§ Exercise prompt: Retype, word for word, the lines between the ones holding "Give me the matplotlib source for this chart." and "from matplotlib.patches import Rectangle", inclusive; pictures stay out of the copy.

== Source records

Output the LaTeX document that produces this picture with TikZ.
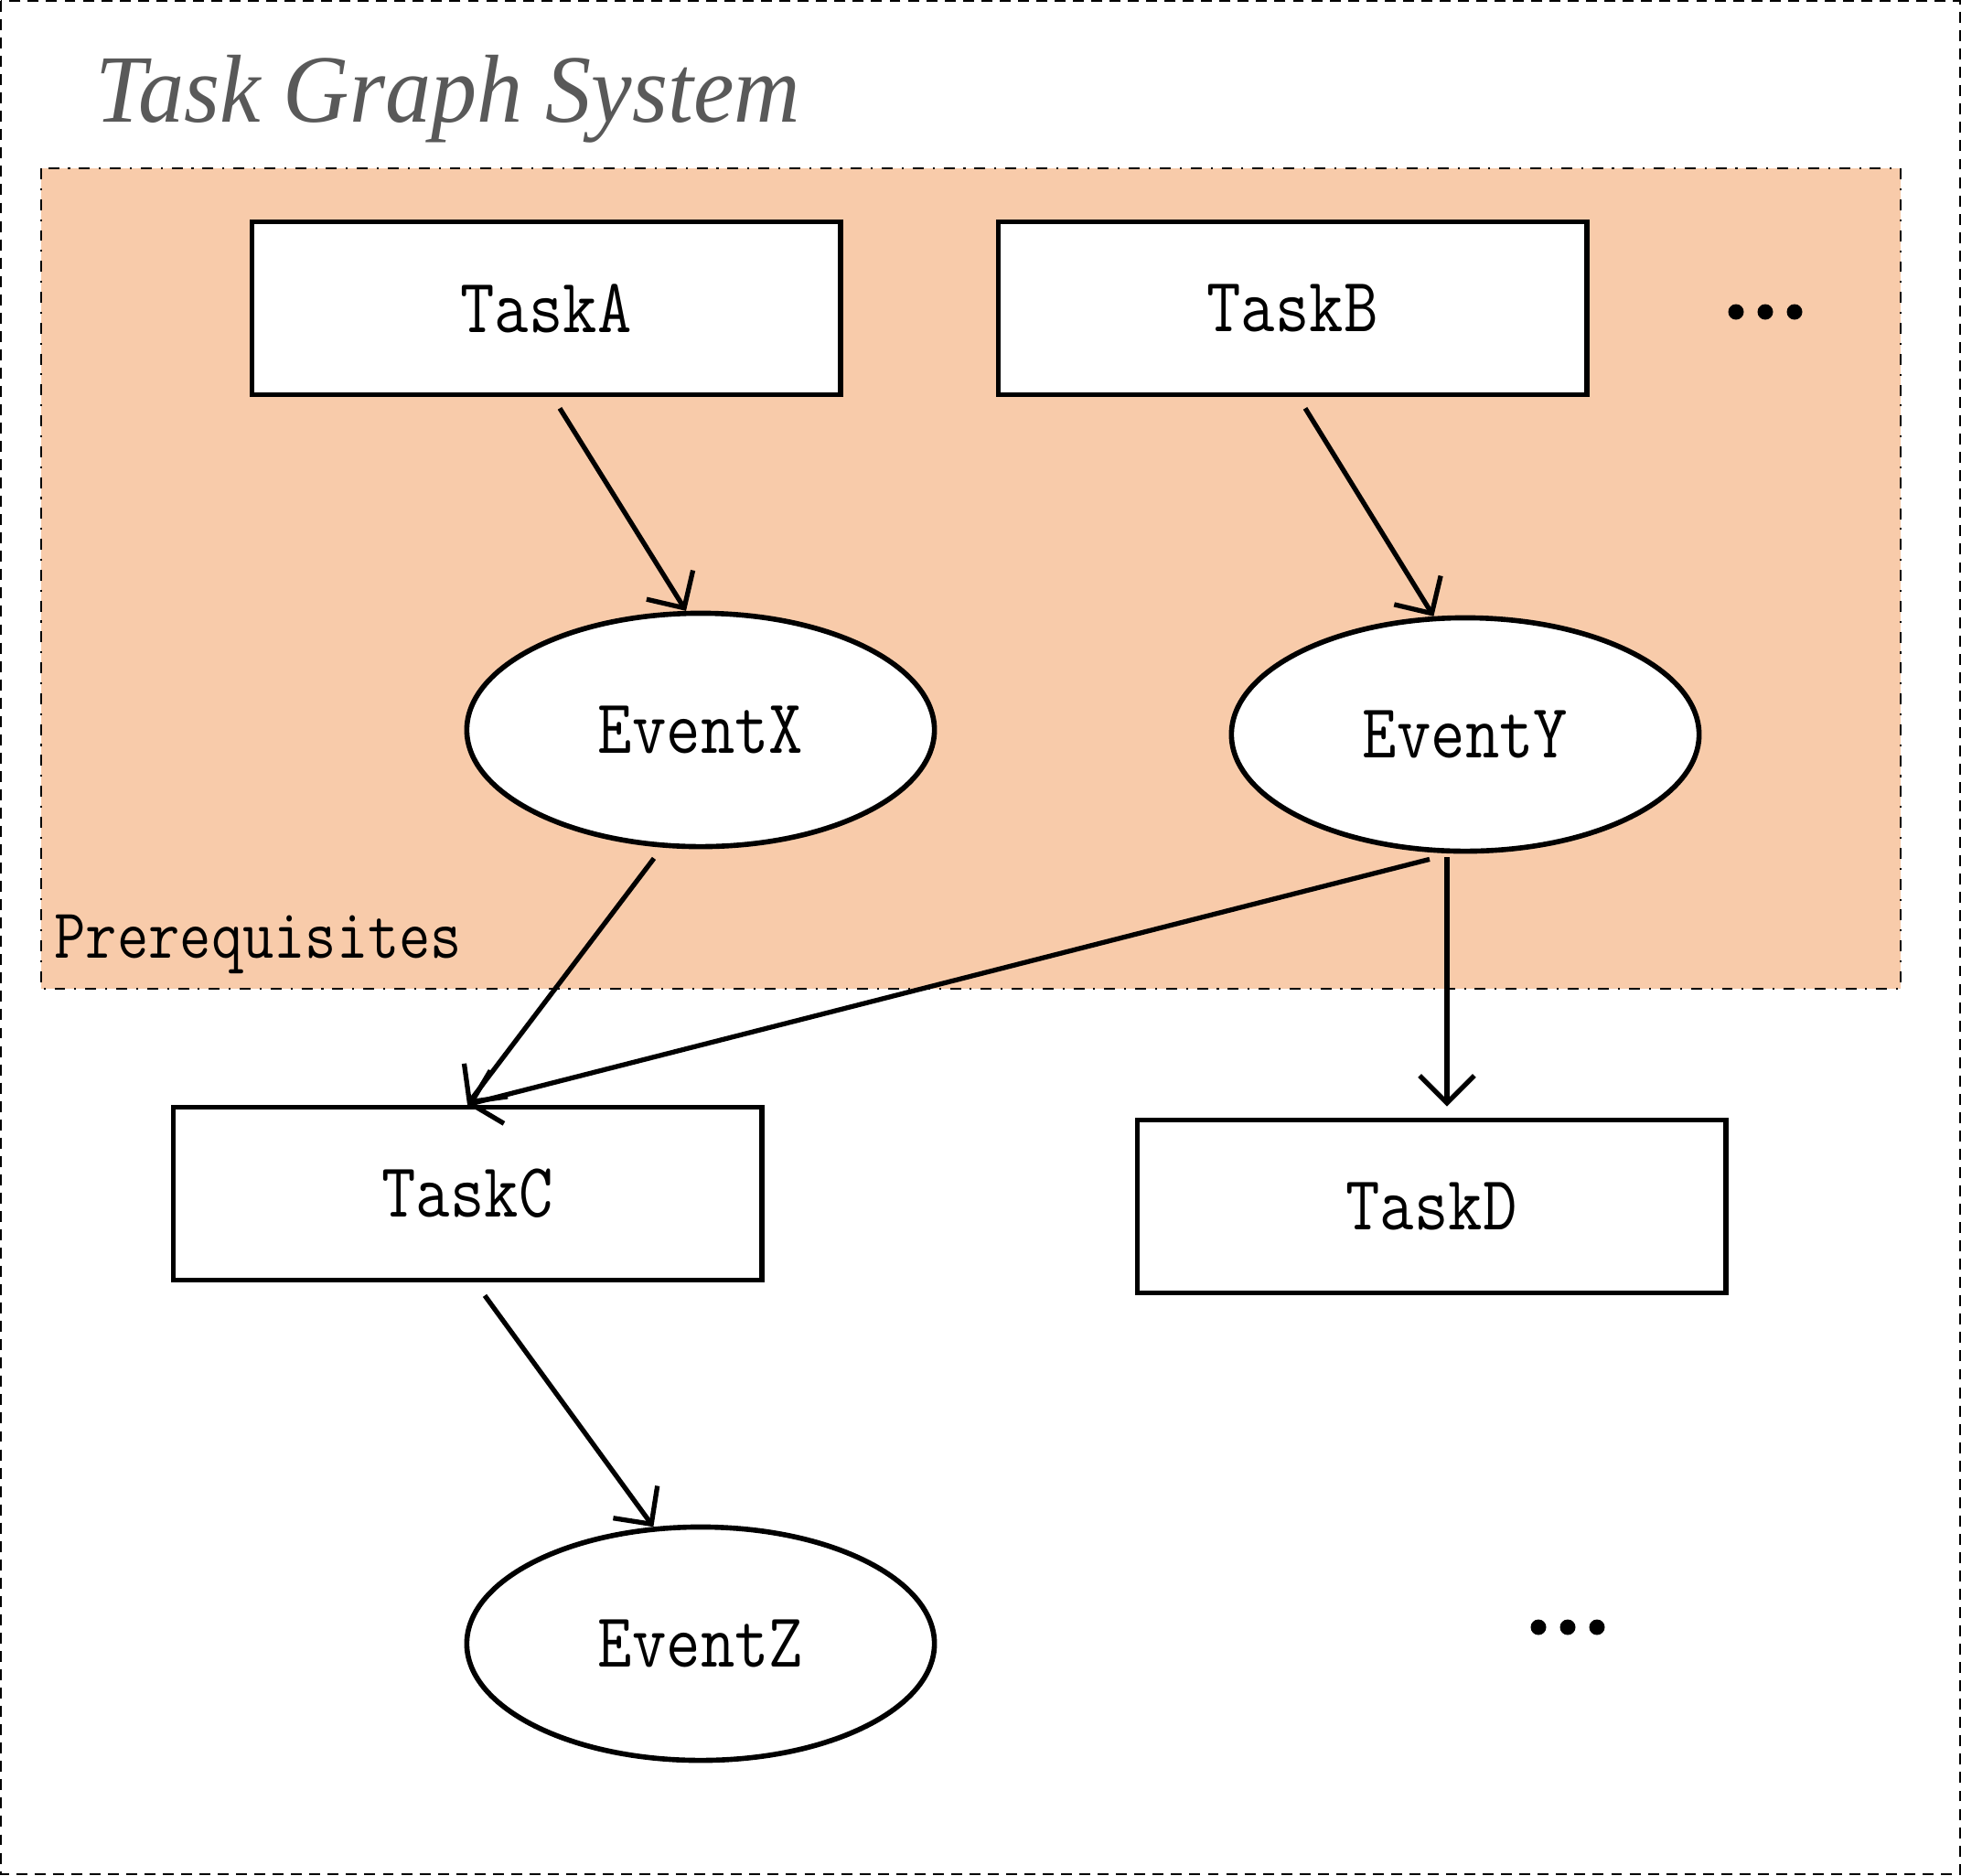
\documentclass[tikz,border=0pt]{standalone}
\usepackage{fontspec}
\usetikzlibrary{shapes.geometric,arrows.meta,calc}
\newfontfamily\boxfont[FakeStretch=0.86]{Latin Modern Mono}
\newfontfamily\titlefont[FakeStretch=0.95]{Liberation Serif}
\definecolor{prereqfill}{HTML}{F8CBAA}
\definecolor{titlegray}{HTML}{595959}

\begin{document}
\begin{tikzpicture}[x=0.01cm,y=-0.01cm,
  task/.style={draw,line width=1.6pt,fill=white,minimum width=6.43cm,minimum height=1.89cm,
    font=\boxfont\fontsize{24pt}{28pt}\selectfont},
  event/.style={ellipse,draw,line width=1.6pt,fill=white,minimum width=5.11cm,minimum height=2.55cm,
    font=\boxfont\fontsize{24pt}{28pt}\selectfont},
  link/.style={line width=1.5pt,-{Straight Barb[length=8.5pt,width=17pt]}}]
\useasboundingbox (0,0) rectangle (2144,2050);

% frame and title
\draw[line width=0.5pt,dash pattern=on 3.4pt off 2.3pt] (1,1) rectangle (2143,2049);
\node[anchor=base west,inner sep=0,text=titlegray,
  font=\titlefont\itshape\fontsize{30pt}{36pt}\selectfont] (title) at (104,133) {Task Graph System};

% prerequisites area
\draw[fill=prereqfill,line width=0.6pt,dash pattern=on 3.4pt off 2.8pt on 0.6pt off 2.8pt]
  (45,184) rectangle (2078,1081);
\node[anchor=base west,inner sep=0,font=\boxfont\fontsize{22pt}{26pt}\selectfont] (prereq) at (59,1047) {Prerequisites};

\node[task] (taskA) at (597,337) {TaskA};
\node[task] (taskB) at (1413,337) {TaskB};
\node[event] (eventX) at (766,798) {EventX};
\node[event] (eventY) at (1602,803) {EventY};
\node[task] (taskC) at (511,1305) {TaskC};
\node[task] (taskD) at (1565,1319) {TaskD};
\node[event] (eventZ) at (766,1797) {EventZ};

\foreach \dx in {0,32,64} {
  \fill (1898+\dx,341) circle (8.5);
  \fill (1682+\dx,1779) circle (8.5);
}

\draw[link] ($(taskA.south)+(15,12)$) -- (eventX.97);
\draw[link] ($(taskB.south)+(14,12)$) -- (eventY.105);
\draw[link] ($(eventX.south)+(-51,10)$) -- (taskC.north);
\draw[link] ($(eventY.south)+(-39,6)$) -- (taskC.north);
\draw[link] ($(eventY.south)+(-20,4)$) -- ($(taskD.north)+(17,-12)$);
\draw[link] ($(taskC.south)+(19,14)$) -- (eventZ.112);
\end{tikzpicture}
\end{document}
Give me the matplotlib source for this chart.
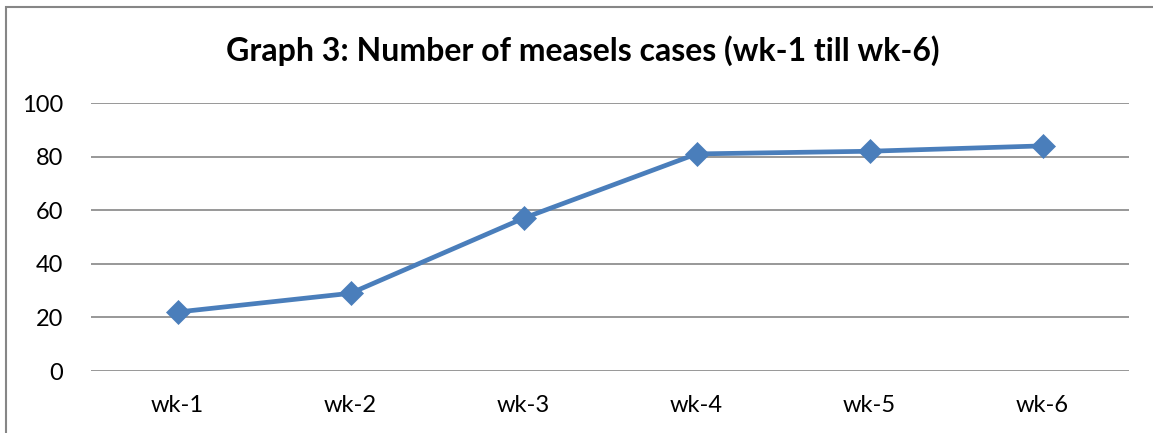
import matplotlib
matplotlib.use("Agg")
import matplotlib.pyplot as plt
from matplotlib.patches import Rectangle

categories = ["wk-1", "wk-2", "wk-3", "wk-4", "wk-5", "wk-6"]
cases = [22, 29, 57, 81, 82, 84]
yticks = [0, 20, 40, 60, 80, 100]
title = "Graph 3: Number of measels cases (wk-1 till wk-6)"

W, H = 1153, 433
fig = plt.figure(figsize=(W / 100, H / 100), dpi=100)
plt.rcParams['font.family'] = ['Lato', 'DejaVu Sans']

# outer chart border (only left and top visible)
fig.patches.append(Rectangle((6 / W, -0.1), 1.2, (H - 7) / H + 0.1, transform=fig.transFigure,
                             fill=False, edgecolor="#868686", linewidth=1.5))

ax = fig.add_axes([91 / W, (H - 371) / H, (1129 - 91) / W, (371 - 103) / H])
x = list(range(len(categories)))
ax.plot(x, cases, color="#4A7EBB", linewidth=3.4, marker="D", markersize=12.5,
        markerfacecolor="#4A7EBB", markeredgecolor="#4A7EBB", markeredgewidth=0.5,
        zorder=3, clip_on=False)
ax.set_xlim(-0.5, len(categories) - 0.5)
ax.set_ylim(0, 100)
ax.set_yticks(yticks)
ax.set_xticks(x)
ax.set_xticklabels(categories)
for s in ax.spines.values():
    s.set_visible(False)
ax.grid(axis="y", color="#868686", linewidth=1.2)
ax.set_axisbelow(True)
ax.tick_params(axis="both", length=0, labelsize=17, colors="black")
ax.tick_params(axis="y", pad=20)
ax.tick_params(axis="x", pad=17)
fig.text(583 / W, (H - 61) / H, title, ha="center", va="baseline", fontsize=23, fontweight="bold")

fig.savefig("out.png", dpi=100)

====

§ Solution to this exercise:
Give me the matplotlib source for this chart.
import matplotlib
matplotlib.use("Agg")
import matplotlib.pyplot as plt
from matplotlib.patches import Rectangle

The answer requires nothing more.